Exercise aim:
Everything from the line containing "Write the matplotlib code for this chart." down to the line containing "plt.rcParams['mathtext.bf'] = 'Liberation" is to be returned exactly; include both boundary lines and leave out all others.

-- Begin Task material --

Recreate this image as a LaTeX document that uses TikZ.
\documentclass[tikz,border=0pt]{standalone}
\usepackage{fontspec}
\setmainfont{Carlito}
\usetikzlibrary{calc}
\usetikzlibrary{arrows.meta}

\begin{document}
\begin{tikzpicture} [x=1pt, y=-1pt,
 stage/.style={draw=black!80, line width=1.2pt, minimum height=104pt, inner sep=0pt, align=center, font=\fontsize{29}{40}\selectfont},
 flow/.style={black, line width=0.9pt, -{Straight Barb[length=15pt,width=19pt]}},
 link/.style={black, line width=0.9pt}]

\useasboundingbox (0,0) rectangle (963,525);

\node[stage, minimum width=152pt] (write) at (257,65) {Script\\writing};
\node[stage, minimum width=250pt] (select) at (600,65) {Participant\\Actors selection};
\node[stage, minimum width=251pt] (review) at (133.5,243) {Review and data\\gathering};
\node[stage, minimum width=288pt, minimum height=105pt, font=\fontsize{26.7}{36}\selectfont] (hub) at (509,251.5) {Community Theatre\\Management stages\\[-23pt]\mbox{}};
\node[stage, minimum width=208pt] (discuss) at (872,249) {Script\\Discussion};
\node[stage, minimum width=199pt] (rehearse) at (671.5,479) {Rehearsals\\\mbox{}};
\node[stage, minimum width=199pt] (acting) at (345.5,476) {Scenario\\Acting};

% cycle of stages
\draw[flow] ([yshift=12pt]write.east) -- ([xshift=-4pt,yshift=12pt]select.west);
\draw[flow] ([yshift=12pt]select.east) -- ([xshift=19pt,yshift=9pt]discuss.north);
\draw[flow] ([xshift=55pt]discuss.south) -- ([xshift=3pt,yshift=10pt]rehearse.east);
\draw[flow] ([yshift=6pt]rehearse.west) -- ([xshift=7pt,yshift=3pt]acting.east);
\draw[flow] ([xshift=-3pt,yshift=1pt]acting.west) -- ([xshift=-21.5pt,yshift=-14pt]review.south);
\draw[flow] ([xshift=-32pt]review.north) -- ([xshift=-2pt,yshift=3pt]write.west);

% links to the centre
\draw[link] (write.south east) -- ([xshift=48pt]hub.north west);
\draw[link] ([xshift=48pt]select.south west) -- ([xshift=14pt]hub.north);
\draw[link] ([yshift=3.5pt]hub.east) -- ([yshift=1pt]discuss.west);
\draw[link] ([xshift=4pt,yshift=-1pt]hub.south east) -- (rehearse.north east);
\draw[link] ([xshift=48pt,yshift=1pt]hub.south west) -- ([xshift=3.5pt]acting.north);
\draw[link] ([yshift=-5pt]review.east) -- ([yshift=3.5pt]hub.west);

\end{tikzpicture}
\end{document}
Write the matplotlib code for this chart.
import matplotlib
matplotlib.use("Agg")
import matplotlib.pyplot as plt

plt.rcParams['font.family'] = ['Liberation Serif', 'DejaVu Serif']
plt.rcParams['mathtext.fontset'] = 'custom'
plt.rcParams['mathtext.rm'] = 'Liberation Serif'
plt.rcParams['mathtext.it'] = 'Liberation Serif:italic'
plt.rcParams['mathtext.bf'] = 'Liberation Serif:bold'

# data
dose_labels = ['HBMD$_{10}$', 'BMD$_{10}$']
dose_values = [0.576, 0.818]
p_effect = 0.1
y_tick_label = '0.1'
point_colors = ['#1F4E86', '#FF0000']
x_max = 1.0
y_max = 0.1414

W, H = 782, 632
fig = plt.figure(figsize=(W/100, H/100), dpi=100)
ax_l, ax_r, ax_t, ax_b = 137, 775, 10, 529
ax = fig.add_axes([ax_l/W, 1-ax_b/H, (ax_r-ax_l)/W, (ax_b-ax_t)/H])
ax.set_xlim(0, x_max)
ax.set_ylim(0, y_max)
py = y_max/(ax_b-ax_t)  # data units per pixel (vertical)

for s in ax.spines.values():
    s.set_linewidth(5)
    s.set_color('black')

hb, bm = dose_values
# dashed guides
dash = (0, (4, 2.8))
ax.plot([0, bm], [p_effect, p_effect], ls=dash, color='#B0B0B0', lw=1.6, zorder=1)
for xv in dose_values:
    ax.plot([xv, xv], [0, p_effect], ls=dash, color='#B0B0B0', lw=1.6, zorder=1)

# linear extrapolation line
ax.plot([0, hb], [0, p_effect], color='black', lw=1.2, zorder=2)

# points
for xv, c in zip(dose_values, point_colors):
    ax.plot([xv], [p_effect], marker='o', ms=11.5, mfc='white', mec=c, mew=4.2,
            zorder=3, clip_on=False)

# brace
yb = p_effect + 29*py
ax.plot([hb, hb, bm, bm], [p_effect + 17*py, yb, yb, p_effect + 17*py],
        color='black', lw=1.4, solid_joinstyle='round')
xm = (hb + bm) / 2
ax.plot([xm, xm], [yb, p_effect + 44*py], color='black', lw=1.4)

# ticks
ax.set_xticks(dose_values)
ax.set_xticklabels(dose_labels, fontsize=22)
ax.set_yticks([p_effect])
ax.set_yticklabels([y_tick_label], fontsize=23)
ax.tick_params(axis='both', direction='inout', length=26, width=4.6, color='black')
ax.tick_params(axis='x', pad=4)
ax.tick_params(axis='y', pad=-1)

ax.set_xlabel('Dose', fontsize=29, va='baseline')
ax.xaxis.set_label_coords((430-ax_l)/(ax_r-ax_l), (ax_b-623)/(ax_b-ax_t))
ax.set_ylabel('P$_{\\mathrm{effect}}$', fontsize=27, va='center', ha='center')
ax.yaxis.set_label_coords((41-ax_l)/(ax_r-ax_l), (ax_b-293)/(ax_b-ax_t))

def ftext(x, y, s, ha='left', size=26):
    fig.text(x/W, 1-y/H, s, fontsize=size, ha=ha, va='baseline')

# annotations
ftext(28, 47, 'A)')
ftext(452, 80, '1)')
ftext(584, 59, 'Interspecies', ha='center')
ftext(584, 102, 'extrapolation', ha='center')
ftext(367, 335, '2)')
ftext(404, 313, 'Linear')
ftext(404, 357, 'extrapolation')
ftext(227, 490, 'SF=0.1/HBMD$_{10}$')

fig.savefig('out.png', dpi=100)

-- End Task material --

Solution to this problem:
Write the matplotlib code for this chart.
import matplotlib
matplotlib.use("Agg")
import matplotlib.pyplot as plt

plt.rcParams['font.family'] = ['Liberation Serif', 'DejaVu Serif']
plt.rcParams['mathtext.fontset'] = 'custom'
plt.rcParams['mathtext.rm'] = 'Liberation Serif'
plt.rcParams['mathtext.it'] = 'Liberation Serif:italic'
plt.rcParams['mathtext.bf'] = 'Liberation Serif:bold'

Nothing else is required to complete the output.